Lift out all lines below that contain "chart".

##### Extracted data

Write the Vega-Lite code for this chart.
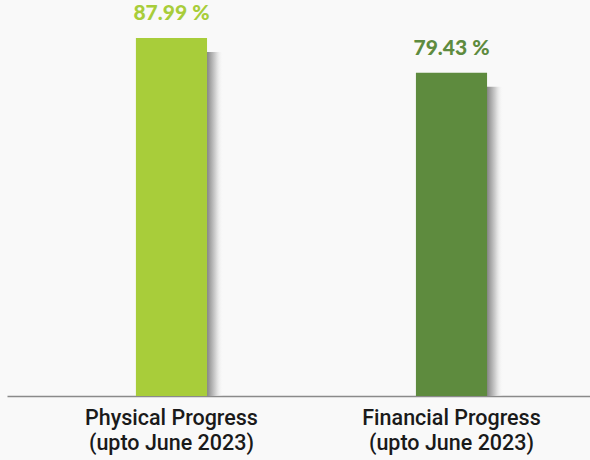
{
  "$schema": "https://vega.github.io/schema/vega-lite/v6.json",
  "autosize": "none",
  "width": 583,
  "height": 396,
  "padding": {"left": 7, "top": 0, "right": 0, "bottom": 64},
  "background": "#f9f9f9",
  "config": {"view": {"stroke": null}},
  "data": {"values": [
    {"category": "Physical Progress|(upto June 2023)", "value": 87.99, "label": "87.99 %", "color": "#a8cd3a"},
    {"category": "Financial Progress|(upto June 2023)", "value": 79.43, "label": "79.43 %", "color": "#5e8b3e"}
  ]},
  "encoding": {
    "x": {"field": "category", "type": "nominal", "sort": null,
      "scale": {"paddingInner": 0.746, "paddingOuter": 0.414, "align": 0.556},
      "axis": {"title": null, "labelAngle": 0, "ticks": false, "domainColor": "#8a8a8a", "domainWidth": 1.5,
        "labelExpr": "split(datum.label, '|')", "labelFont": "Roboto", "labelFontWeight": 500, "labelFontSize": 21.5,
        "labelColor": "#1a1a1a", "labelLineHeight": 25, "labelPadding": 11, "labelBaseline": "top"}},
    "y": {"field": "value", "type": "quantitative", "scale": {"domain": [0, 97.3]}, "axis": null}
  },
  "layer": [
    {"mark": {"type": "bar", "xOffset": 16, "yOffset": 14, "clip": true,
      "color": {"gradient": "linear", "x1": 0, "x2": 1, "y1": 0, "y2": 0,
        "stops": [{"offset": 0, "color": "#666666"}, {"offset": 0.78, "color": "#8a8a8a"}, {"offset": 0.9, "color": "#d5d5d5"}, {"offset": 1, "color": "rgba(249,249,249,0)"}]}}},
    {"mark": {"type": "bar"}, "encoding": {"color": {"field": "color", "type": "nominal", "scale": null}}},
    {"mark": {"type": "text", "baseline": "bottom", "dy": -14, "font": "Lato", "fontWeight": 900, "fontSize": 21},
      "encoding": {"text": {"field": "label"}, "color": {"field": "color", "type": "nominal", "scale": null}}}
  ]
}
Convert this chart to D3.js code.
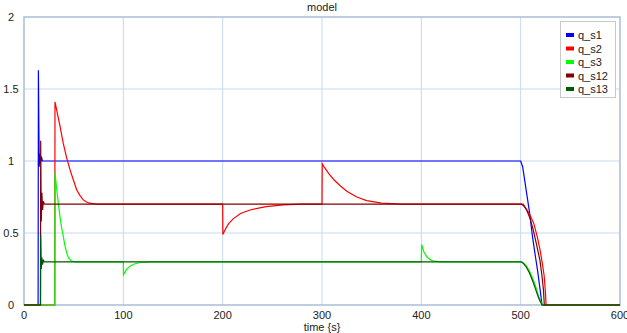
<!DOCTYPE html>
<html>
<head>
<meta charset="utf-8">
<script src="https://cdn.jsdelivr.net/npm/d3@7"></script>
<style>
  body { margin: 0; background: #fff; }
  svg { display: block; font-family: "Liberation Sans", Arial, sans-serif; }
</style>
</head>
<body>
<div id="chart"></div>
<script>
// series values, [time, value]
var q_s1 = [[0,0],[14.2,0],[14.5,1.63],[15.3,0.96],[16,1.05],[16.8,0.99],[17.6,1.03],[18.5,1.0],
  [500,1.0],[502,0.96],[505.5,0.8],[509,0.64],[512,0.47],[515,0.33],[517,0.24],[519.5,0.11],[521.5,0],[600,0]];
var q_s2 = [[0,0],[31,0],[31.2,1.41],[33,1.35],[36.3,1.24],[39.6,1.12],[43,1.02],[46.3,0.94],[49.6,0.87],
  [53,0.8],[56.4,0.76],[59.7,0.73],[63,0.715],[66,0.707],[73,0.70],[100,0.7],[200,0.7],[200.2,0.49],[203,0.53],
  [206,0.565],[210.8,0.6],[218,0.635],[227.6,0.66],[236,0.673],[244,0.683],[261,0.695],[280,0.7],
  [300,0.7],[300.2,0.98],[303,0.95],[307,0.91],[312,0.87],[318,0.83],[325,0.79],[335,0.75],[345,0.725],
  [360,0.708],[380,0.7],[502.5,0.7],[504.5,0.68],[509,0.63],[513,0.57],[516.5,0.48],[519.6,0.38],
  [522,0.28],[523.7,0.2],[525,0.08],[525.6,0],[600,0]];
var q_s3 = [[0,0],[31,0],[31.2,0.92],[33,0.8],[35,0.68],[36.3,0.61],[38,0.53],[39.6,0.475],[41,0.42],
  [43,0.36],[45,0.325],[48,0.305],[52,0.3],[100,0.3],[100.2,0.21],[103,0.245],[106.7,0.27],[111,0.285],
  [117,0.295],[130,0.3],[400,0.3],[400.3,0.42],[402.5,0.37],[405.5,0.335],[409,0.315],[412,0.305],
  [420,0.3],[501,0.3],[503,0.29],[506,0.27],[509.5,0.225],[513,0.17],[516,0.11],[518,0.06],[520.5,0.02],
  [522.5,0],[600,0]];
var q_s12 = [[0,0],[16.6,0],[16.8,1.14],[17.4,0.58],[18,0.78],[18.7,0.66],[19.5,0.72],[20.5,0.7],
  [500.8,0.7],[503,0.69],[506,0.66],[509.5,0.6],[512.7,0.52],[516,0.42],[519.4,0.31],[521.5,0.2],
  [523,0.1],[523.8,0],[600,0]];
var q_s13 = [[0,0],[16.6,0],[16.8,0.49],[17.4,0.25],[18,0.33],[18.7,0.28],[19.5,0.31],[20.5,0.3],
  [500.5,0.3],[502.5,0.29],[505.5,0.265],[509,0.22],[512.5,0.16],[515.5,0.1],[518,0.05],[520,0.02],
  [521.8,0],[600,0]];

var names = ["q_s1", "q_s2", "q_s3", "q_s12", "q_s13"];
var colors = ["#0000ff", "#ff0000", "#00ff00", "#800000", "#005a00"];
var xTicks = [0, 100, 200, 300, 400, 500, 600];
var yTicks = [0, 0.5, 1, 1.5, 2];

function display() {
  var width = 627, height = 333;
  var mLeft = 24, mRight = 620, mTop = 17, mBottom = 305;

  var x = d3.scaleLinear().domain([0, 600]).range([mLeft, mRight]);
  var y = d3.scaleLinear().domain([0, 2]).range([mBottom, mTop]);

  var svg = d3.select("#chart").append("svg")
    .attr("width", width)
    .attr("height", height);

  // grid
  svg.selectAll(".gx").data(xTicks.slice(1, -1)).enter().append("line")
    .attr("x1", d => x(d)).attr("x2", d => x(d))
    .attr("y1", mTop).attr("y2", mBottom)
    .style("stroke", "#c6d8ee").style("stroke-width", 1);
  svg.selectAll(".gy").data(yTicks.slice(1, -1)).enter().append("line")
    .attr("x1", mLeft).attr("x2", mRight)
    .attr("y1", d => y(d)).attr("y2", d => y(d))
    .style("stroke", "#c6d8ee").style("stroke-width", 1);

  // frame
  svg.append("rect")
    .attr("x", mLeft).attr("y", mTop)
    .attr("width", mRight - mLeft).attr("height", mBottom - mTop)
    .style("fill", "none").style("stroke", "#a9bdd6").style("stroke-width", 1.5);

  // tick labels
  svg.selectAll(".xt").data(xTicks).enter().append("text")
    .attr("x", d => x(d)).attr("y", 319)
    .attr("text-anchor", "middle")
    .style("font-size", "11px").style("fill", "#222")
    .text(d => d);
  svg.selectAll(".yt").data(yTicks).enter().append("text")
    .attr("x", 11).attr("y", d => y(d) + 4)
    .attr("text-anchor", "middle")
    .style("font-size", "11px").style("fill", "#222")
    .text(d => d);

  svg.append("text").attr("x", (mLeft + mRight) / 2).attr("y", 11)
    .attr("text-anchor", "middle").style("font-size", "11px").style("fill", "#222")
    .text("model");
  svg.append("text").attr("x", (mLeft + mRight) / 2).attr("y", 331)
    .attr("text-anchor", "middle").style("font-size", "11px").style("fill", "#222")
    .text("time {s}");

  // lines
  svg.append("clipPath").attr("id", "clip").append("rect")
    .attr("x", mLeft).attr("y", mTop - 1).attr("width", mRight - mLeft).attr("height", mBottom - mTop + 2);

  var line = d3.line().x(d => x(d[0])).y(d => y(d[1]));
  var series = [q_s1, q_s2, q_s3, q_s12, q_s13];

  svg.append("g").attr("clip-path", "url(#clip)")
    .selectAll("path").data(series).enter().append("path")
    .attr("d", line)
    .style("fill", "none")
    .style("stroke", (d, i) => colors[i])
    .style("stroke-width", 1.2);

  // legend
  var lg = svg.append("g");
  lg.append("rect")
    .attr("x", 560.5).attr("y", 21.5).attr("width", 55).attr("height", 76)
    .style("fill", "#fff").style("stroke", "#c8c8c8");
  names.forEach(function(n, i) {
    var yy = 35 + i * 13.5;
    lg.append("line")
      .attr("x1", 566).attr("x2", 574).attr("y1", yy).attr("y2", yy)
      .style("stroke", colors[i]).style("stroke-width", 4);
    lg.append("text")
      .attr("x", 578).attr("y", yy + 4)
      .style("font-size", "11px").style("fill", "#222")
      .text(n);
  });
}

display();
</script>
</body>
</html>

##########

→ In response:
Write the Vega-Lite code for this chart.
Convert this chart to D3.js code.
<div id="chart"></div>
  var svg = d3.select("#chart").append("svg")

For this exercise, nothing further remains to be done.